The embodiments according to FIGS. 3 and 4 differ from the embodiment according to FIG. 2 essentially only by the number of actuators connected to the control unit 38. The remaining system structure and the mode of operation correspond to that of the embodiment according to FIG. 2, for which reason reference is made thereto in order to avoid repetitions.

In accordance with the provisions of the patent statutes, the principle and mode of operation of this invention have been explained and illustrated in its preferred embodiment.

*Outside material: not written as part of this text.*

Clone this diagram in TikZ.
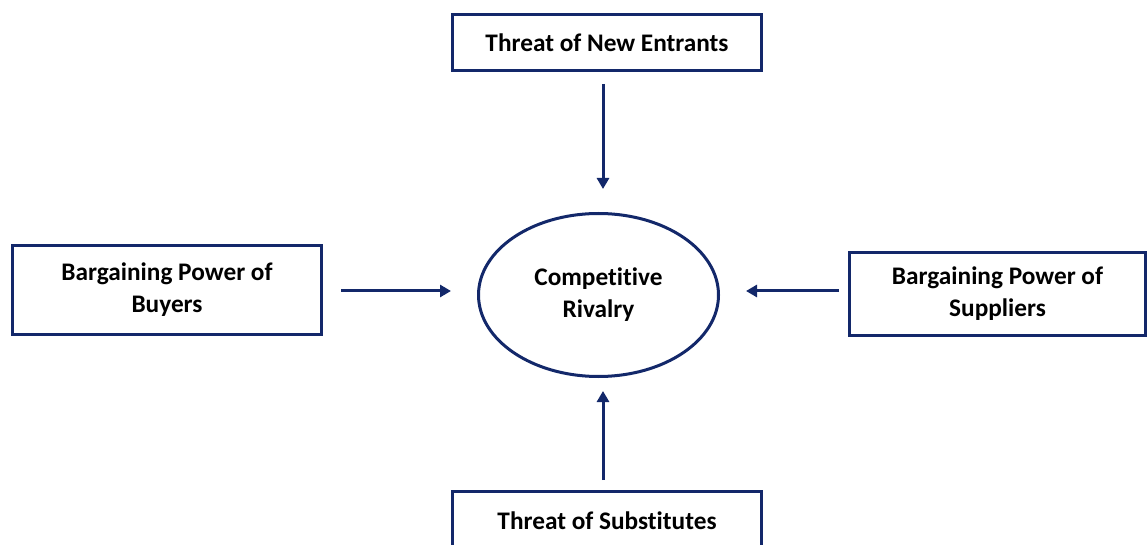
\documentclass[tikz,border=0pt]{standalone}
\usepackage{fontspec}
\setmainfont[Ligatures=NoCommon]{Carlito}
\usetikzlibrary{arrows.meta,shapes.geometric}
\definecolor{navy}{HTML}{13286A}
\begin{document}
\begin{tikzpicture}[x=1pt,y=1pt,
  labelfont/.style={font=\fontsize{25.3}{32}\selectfont\bfseries},
  forcebox/.style={draw=navy,line width=3pt,minimum width=309pt,minimum height=56pt,align=center,labelfont,inner sep=0pt},
  link/.style={draw=navy,line width=3pt,-{Triangle[length=11pt,width=12pt]}}]
\useasboundingbox (0,0) rectangle (1148,544);
\clip (0,0) rectangle (1148,544);
\node[forcebox] (top) at (607,501.5) {Threat of New Entrants};
\node[forcebox,minimum height=89pt] (left) at (167,254) {Bargaining Power of\\Buyers};
\node[forcebox,minimum width=296pt,minimum height=83pt] (right) at (997.5,250) {Bargaining Power of\\Suppliers};
\node[forcebox] (bot) at (607,24.5) {};
\node[labelfont] (bottext) at (607,23) {Threat of Substitutes};
\node[draw=navy,line width=3pt,ellipse,minimum width=240pt,minimum height=163pt,inner sep=0pt,align=center,labelfont] (core) at (598.5,249) {Competitive\\Rivalry};
\coordinate (a1) at (603,460);
\coordinate (a2) at (341,253);
\coordinate (a3) at (839,253);
\coordinate (a4) at (603,64);
\draw[link] (a1) -- (603,355);
\draw[link] (a2) -- (451,253);
\draw[link] (a3) -- (746,253);
\draw[link] (a4) -- (603,153);
\end{tikzpicture}
\end{document}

However, it must be understood that this invention may be practiced otherwise than as specifically explained and illustrated without departing from its spirit or scope.

Claims

1. An active chassis stabilization system comprising

at least one hydraulic actuator,

a pump for acting upon the at least one actuator with a hydraulic pressure,

a reservoir for receiving hydraulic fluid, and

a return line for a fluid flow from the at least one hydraulic actuator to the reservoir, a check valve being provided in a return line,

wherein the check valve blocks the fluid flow from the reservoir to the at least one hydraulic actuator and allows the fluid flow from the actuator to the reservoir as of a predeterminable return pressure.

2. The chassis stabilization system according to claim 1, wherein the check valve includes a spring member which urges the check valve into a blocking position and defines the predeterminable return pressure.

3. The chassis stabilization system according to claim 1 wherein an anti-cavitation valve that is connected in parallel with the check valve is provided in the return line, the anti-cavitation valve blocking the fluid flow from the at least one hydraulic actuator to the reservoir and allowing the fluid flow from the reservoir to the actuator below a predeterminable anti-cavitation pressure.

4. The chassis stabilization system according to claim 3, wherein the anti-cavitation valve includes a spring member which urges the anti-cavitation valve into its blocking position and defines the predeterminable anti-cavitation pressure.

5. The chassis stabilization system according to claim 1, wherein the pump, the reservoir, and the at least one hydraulic actuator are connected to an electrohydraulic control unit, the return line connecting the electrohydraulic control unit and the reservoir.

6. The chassis stabilization system according to claim 5, wherein at least one of (a) a section of the return line, (b) together with the check valve, and/or (c) the anti-cavitation valve is integrated in the electrohydraulic control unit.

7. The chassis stabilization system according to claim 1, wherein the pump has an adjustable, variable pump flow rate.

8. The chassis stabilization system according to claim 1, wherein a stabilizer bar is provided that is coupled to the at least one hydraulic actuator.

9. The chassis stabilization system according to claim 1, wherein the actuator (20) is a cylinder/piston unit (22).

10. The chassis stabilization system according to claim 1, wherein a plurality of actuators is provided.

11. The chassis stabilization system according to claim 10, wherein a total of one hydraulic channel is provided which has the plurality of actuators connected thereto.

12. The chassis stabilization system according to claim 10, wherein a plurality of hydraulic channels is provided in communication with the plurality of actuators.